RECORD EXTRACTS:
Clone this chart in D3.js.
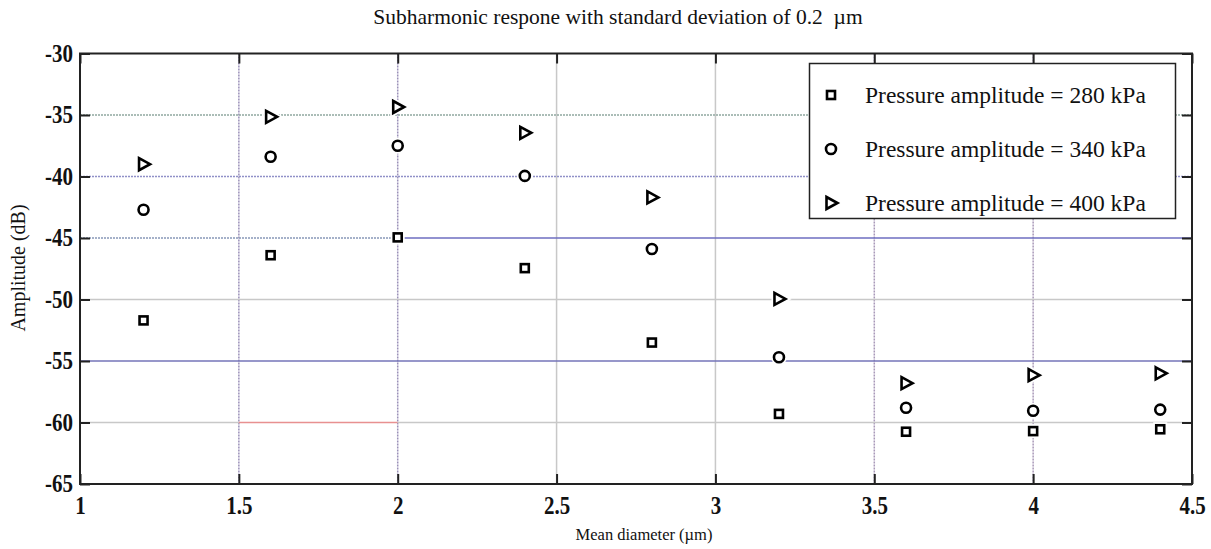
<!DOCTYPE html>
<html><head><meta charset="utf-8">
<script src="https://cdn.jsdelivr.net/npm/d3@7"></script>
<style>body{margin:0;background:#fff}</style>
</head><body>
<script>
const diameters = [1.2, 1.6, 2.0, 2.4, 2.8, 3.2, 3.6, 4.0, 4.4];
const amp280 = [-51.7, -46.4, -44.95, -47.45, -53.5, -59.3, -60.75, -60.7, -60.55];
const amp340 = [-42.7, -38.4, -37.5, -39.95, -45.9, -54.7, -58.8, -59.05, -58.95];
const amp400 = [-39.0, -35.15, -34.35, -36.45, -41.7, -49.95, -56.8, -56.15, -56.0];
const seriesNames = ["Pressure amplitude = 280 kPa", "Pressure amplitude = 340 kPa", "Pressure amplitude = 400 kPa"];
const xTicks = [1, 1.5, 2, 2.5, 3, 3.5, 4, 4.5];
const yTicks = [-30, -35, -40, -45, -50, -55, -60, -65];
const titleText = "Subharmonic respone with standard deviation of 0.2  \u00b5m";
const xTitle = "Mean diameter (\u00b5m)";
const yTitle = "Amplitude (dB)";

const W = 1211, H = 549;
const m = {l: 80, r: 1192, t: 53.5, b: 484};
const FONT = "'Liberation Serif','Times New Roman',serif";
const svg = d3.select("body").append("svg").attr("width", W).attr("height", H)
  .style("font-family", FONT);

const x = d3.scaleLinear().domain([1, 4.5]).range([m.l, m.r]);
const y = d3.scaleLinear().domain([-65, -30]).range([m.b, m.t]);

// gridlines (style specs separate from data)
const vGrid = [
  {v: 1.5, c: "#9a90b8", d: "2,1"}, {v: 2, c: "#9a90b8", d: "2,1"},
  {v: 2.5, c: "#c8c8c8", d: null}, {v: 3, c: "#c8c8c8", d: null},
  {v: 3.5, c: "#a898b8", d: "2,1"}, {v: 4, c: "#a898b8", d: "2,1"}
];
const hGrid = [
  {v: -35, a: 1, b: 4.5, c: "#90a8a0", d: "2,1"},
  {v: -40, a: 1, b: 4.5, c: "#9090c8", d: "2,1"},
  {v: -45, a: 1, b: 2, c: "#8898b8", d: "2,1"},
  {v: -45, a: 2, b: 4.5, c: "#6e6ec0", d: null},
  {v: -50, a: 1, b: 4.5, c: "#c8c8c8", d: null},
  {v: -55, a: 1, b: 4.5, c: "#7474b8", d: null},
  {v: -60, a: 1, b: 1.5, c: "#c8c8c8", d: null},
  {v: -60, a: 1.5, b: 2, c: "#e89090", d: null},
  {v: -60, a: 2, b: 4.5, c: "#c8c8c8", d: null}
];
const g = svg.append("g");
g.selectAll(".vg").data(vGrid).join("line")
  .attr("x1", d => x(d.v)).attr("x2", d => x(d.v)).attr("y1", m.t).attr("y2", m.b)
  .attr("stroke", d => d.c).attr("stroke-width", 1.5).attr("stroke-dasharray", d => d.d);
g.selectAll(".hg").data(hGrid).join("line")
  .attr("x1", d => x(d.a)).attr("x2", d => x(d.b)).attr("y1", d => y(d.v)).attr("y2", d => y(d.v))
  .attr("stroke", d => d.c).attr("stroke-width", 1.5).attr("stroke-dasharray", d => d.d);

// axes
const tl = 10;
const fmt = d => String(d);
const ax = svg.append("g").attr("transform", `translate(0,${m.b})`)
  .call(d3.axisBottom(x).tickValues(xTicks).tickFormat(fmt).tickSizeInner(-tl).tickSizeOuter(0).tickPadding(12));
const axT = svg.append("g").attr("transform", `translate(0,${m.t})`)
  .call(d3.axisTop(x).tickValues(xTicks).tickFormat("").tickSizeInner(-tl).tickSizeOuter(0));
const ay = svg.append("g").attr("transform", `translate(${m.l},0)`)
  .call(d3.axisLeft(y).tickValues(yTicks).tickFormat(fmt).tickSizeInner(-tl).tickSizeOuter(0).tickPadding(7));
const ayR = svg.append("g").attr("transform", `translate(${m.r},0)`)
  .call(d3.axisRight(y).tickValues(yTicks).tickFormat("").tickSizeInner(-tl).tickSizeOuter(0));
[ax, axT, ay, ayR].forEach(a => {
  a.attr("font-family", FONT).attr("font-size", 21).attr("font-weight", "bold");
  a.select(".domain").remove();
  a.selectAll(".tick line").attr("stroke", "#222").attr("stroke-width", 2);
  a.selectAll("text").attr("fill", "#111");
});
const vs = 1.2;
ax.selectAll("text").attr("dy", "0.71em").attr("y", 12 / vs).attr("transform", `scale(1,${vs})`);
ay.selectAll("text").attr("transform", `scale(1,${vs})`).attr("dy", "0.3em");

svg.append("rect").attr("x", m.l).attr("y", m.t).attr("width", m.r - m.l).attr("height", m.b - m.t)
  .attr("fill", "none").attr("stroke", "#222").attr("stroke-width", 2);

// markers
const sym = {
  sq: (s, px, py) => s.append("rect").attr("x", px - 4).attr("y", py - 4).attr("width", 8).attr("height", 8),
  ci: (s, px, py) => s.append("circle").attr("cx", px).attr("cy", py).attr("r", 5),
  tr: (s, px, py) => s.append("path").attr("d", `M${px - 4.5},${py - 6}L${px + 6.5},${py}L${px - 4.5},${py + 6}Z`)
};
const series = [{vals: amp280, s: "sq"}, {vals: amp340, s: "ci"}, {vals: amp400, s: "tr"}];
const mk = svg.append("g");
series.forEach(se => {
  diameters.forEach((dv, i) => {
    const e = sym[se.s](mk, x(dv), y(se.vals[i]));
    e.attr("fill", "none").attr("stroke", "#fff").attr("stroke-width", 6);
  });
});
series.forEach(se => {
  diameters.forEach((dv, i) => {
    const e = sym[se.s](mk, x(dv), y(se.vals[i]));
    e.attr("fill", "#fff").attr("stroke", "#000").attr("stroke-width", 2.6);
  });
});

// legend
const lg = svg.append("g");
lg.append("rect").attr("x", 809.5).attr("y", 63.5).attr("width", 366).attr("height", 155)
  .attr("fill", "#fff").attr("stroke", "#222").attr("stroke-width", 1.5);
series.forEach((se, i) => {
  const cy = 95 + i * 54;
  const e = sym[se.s](lg, 831, cy);
  e.attr("fill", "#fff").attr("stroke", "#000").attr("stroke-width", 2.6);
  lg.append("text").attr("x", 865).attr("y", cy).attr("dy", "0.35em")
    .attr("font-size", 23.5).attr("fill", "#111").text(seriesNames[i]);
});

// titles
svg.append("text").attr("x", 618).attr("y", 24).attr("text-anchor", "middle")
  .style("white-space", "pre").attr("xml:space", "preserve")
  .attr("font-size", 21.5).attr("fill", "#111").text(titleText);
svg.append("text").attr("x", 644).attr("y", 540).attr("text-anchor", "middle")
  .attr("font-size", 16.5).attr("fill", "#111").text(xTitle);
svg.append("text").attr("transform", `translate(25,268) rotate(-90)`)
  .attr("text-anchor", "middle").attr("font-size", 20).attr("fill", "#111").text(yTitle);
</script>
</body></html>
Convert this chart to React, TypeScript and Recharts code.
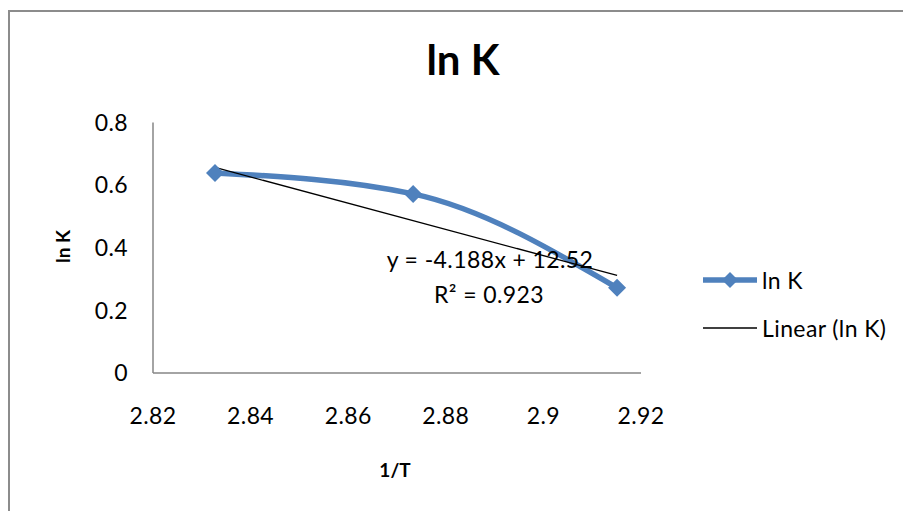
import { LineChart, Line, XAxis, YAxis, Legend } from "recharts";

// 1/T (x) against ln K (y), three measured points
const invT = [2.8327, 2.8733, 2.9151];
const lnK = [0.639, 0.572, 0.272];

const xTicks = [2.82, 2.84, 2.86, 2.88, 2.9, 2.92];
const yTicks = [0, 0.2, 0.4, 0.6, 0.8];

// linear fit as printed on the chart
const trendSlope = -4.188;
const trendIntercept = 12.52;
const trendR2 = 0.923;

const BLUE = "#4F81BD";
const AXIS = "#868686";
const FONT = "Lato, 'Open Sans', sans-serif";

const W = 895;
const H = 503;

const points = invT.map((x, i) => ({ x, y: lnK[i] }));
const trendEnds = [invT[0], invT[invT.length - 1]].map((x) => ({ x, y: trendSlope * x + trendIntercept }));

const Diamond = ({ cx, cy, r = 9 }: { cx: number; cy: number; r?: number }) => (
  <polygon points={`${cx},${cy - r} ${cx + r},${cy} ${cx},${cy + r} ${cx - r},${cy}`} fill={BLUE} />
);

const renderDot = (props: any) => {
  const { cx, cy, index } = props;
  if (cx == null || cy == null) return <g key={`d-${index}`} />;
  return <Diamond key={`d-${index}`} cx={cx} cy={cy} />;
};

const LegendBox = () => (
  <div style={{ fontFamily: FONT, fontSize: 23, letterSpacing: 0.4, color: "#000" }}>
    <div style={{ display: "flex", alignItems: "center", height: 30, marginBottom: 18 }}>
      <svg width={54} height={30}>
        <line x1={0} y1={15} x2={54} y2={15} stroke={BLUE} strokeWidth={5.5} strokeLinecap="round" />
        <Diamond cx={27} cy={15} r={8} />
      </svg>
      <span style={{ marginLeft: 5 }}>ln K</span>
    </div>
    <div style={{ display: "flex", alignItems: "center", height: 30 }}>
      <svg width={54} height={30}>
        <line x1={0} y1={15} x2={54} y2={15} stroke="#000" strokeWidth={1.3} />
      </svg>
      <span style={{ marginLeft: 5 }}>Linear (ln K)</span>
    </div>
  </div>
);

const fmtX = (v: number) => String(Number(v.toFixed(2)));

const tickStyle = { fontSize: 23, fill: "#000", fontFamily: FONT, letterSpacing: 0.4 };

const textBox = (cx: number, top: number, size: number, bold = false): React.CSSProperties => ({
  position: "absolute",
  left: cx - 150,
  top,
  width: 300,
  textAlign: "center",
  fontFamily: FONT,
  fontSize: size,
  lineHeight: `${size}px`,
  fontWeight: bold ? 700 : 400,
  color: "#000",
  whiteSpace: "nowrap",
});

export default function App() {
  return (
    // fixed so the frame reaches the window edges without making the page scroll
    <div style={{ position: "fixed", left: 8, top: 8, width: W, height: H, overflow: "hidden", background: "#fff" }}>
      {/* chart frame: left and top edges only */}
      <div style={{ position: "absolute", left: 0, top: 2, width: 2, height: H - 2, background: "#8c8c8c" }} />
      <div style={{ position: "absolute", left: 0, top: 2, width: W, height: 2, background: "#8c8c8c" }} />
      <LineChart width={W} height={H} margin={{ top: 114.5, right: 262, bottom: 78, left: 85 }}>
        <XAxis
          dataKey="x"
          type="number"
          domain={[2.82, 2.92]}
          ticks={xTicks}
          allowDataOverflow
          tickFormatter={fmtX}
          height={60}
          stroke={AXIS}
          strokeWidth={1.5}
          tickLine={false}
          tickSize={0}
          tickMargin={35}
          tick={tickStyle}
        />
        <YAxis
          type="number"
          domain={[0, 0.8]}
          ticks={yTicks}
          width={60}
          stroke={AXIS}
          strokeWidth={1.5}
          tickLine={false}
          tickSize={0}
          tickMargin={25}
          tick={tickStyle}
        />
        <Legend
          layout="vertical"
          align="center"
          verticalAlign="middle"
          content={() => <LegendBox />}
          wrapperStyle={{ left: 695, top: 257, width: 190 }}
        />
        <Line
          data={points}
          dataKey="y"
          name="ln K"
          type="monotone"
          stroke={BLUE}
          strokeWidth={5.5}
          dot={renderDot}
          activeDot={false}
          isAnimationActive={false}
        />
        <Line
          data={trendEnds}
          dataKey="y"
          name="Linear (ln K)"
          type="linear"
          stroke="#000"
          strokeWidth={1.3}
          dot={false}
          activeDot={false}
          isAnimationActive={false}
        />
      </LineChart>

      <div style={textBox(455, 30, 42, true)}>ln K</div>
      <div style={{ ...textBox(482, 240, 23), letterSpacing: 0.4 }}>
        y = {trendSlope}x + {trendIntercept}
      </div>
      <div style={{ ...textBox(481, 275, 23), letterSpacing: 0.4 }}>
        R² = {trendR2}
      </div>
      <div style={textBox(387, 452, 19, true)}>1/T</div>
      <div style={{ ...textBox(54, 229, 19, true), transform: "rotate(-90deg)" }}>ln K</div>
    </div>
  );
}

WHAT TO WORK ON: Pictures in the material above should be skipped; print exactly the lines from the one with "Convert this chart" through the one with "const fmtX = (v: number)".

THE RESULT:
Convert this chart to React, TypeScript and Recharts code.
import { LineChart, Line, XAxis, YAxis, Legend } from "recharts";

// 1/T (x) against ln K (y), three measured points
const invT = [2.8327, 2.8733, 2.9151];
const lnK = [0.639, 0.572, 0.272];

const xTicks = [2.82, 2.84, 2.86, 2.88, 2.9, 2.92];
const yTicks = [0, 0.2, 0.4, 0.6, 0.8];

// linear fit as printed on the chart
const trendSlope = -4.188;
const trendIntercept = 12.52;
const trendR2 = 0.923;

const BLUE = "#4F81BD";
const AXIS = "#868686";
const FONT = "Lato, 'Open Sans', sans-serif";

const W = 895;
const H = 503;

const points = invT.map((x, i) => ({ x, y: lnK[i] }));
const trendEnds = [invT[0], invT[invT.length - 1]].map((x) => ({ x, y: trendSlope * x + trendIntercept }));

const Diamond = ({ cx, cy, r = 9 }: { cx: number; cy: number; r?: number }) => (
  <polygon points={`${cx},${cy - r} ${cx + r},${cy} ${cx},${cy + r} ${cx - r},${cy}`} fill={BLUE} />
);

const renderDot = (props: any) => {
  const { cx, cy, index } = props;
  if (cx == null || cy == null) return <g key={`d-${index}`} />;
  return <Diamond key={`d-${index}`} cx={cx} cy={cy} />;
};

const LegendBox = () => (
  <div style={{ fontFamily: FONT, fontSize: 23, letterSpacing: 0.4, color: "#000" }}>
    <div style={{ display: "flex", alignItems: "center", height: 30, marginBottom: 18 }}>
      <svg width={54} height={30}>
        <line x1={0} y1={15} x2={54} y2={15} stroke={BLUE} strokeWidth={5.5} strokeLinecap="round" />
        <Diamond cx={27} cy={15} r={8} />
      </svg>
      <span style={{ marginLeft: 5 }}>ln K</span>
    </div>
    <div style={{ display: "flex", alignItems: "center", height: 30 }}>
      <svg width={54} height={30}>
        <line x1={0} y1={15} x2={54} y2={15} stroke="#000" strokeWidth={1.3} />
      </svg>
      <span style={{ marginLeft: 5 }}>Linear (ln K)</span>
    </div>
  </div>
);

const fmtX = (v: number) => String(Number(v.toFixed(2)));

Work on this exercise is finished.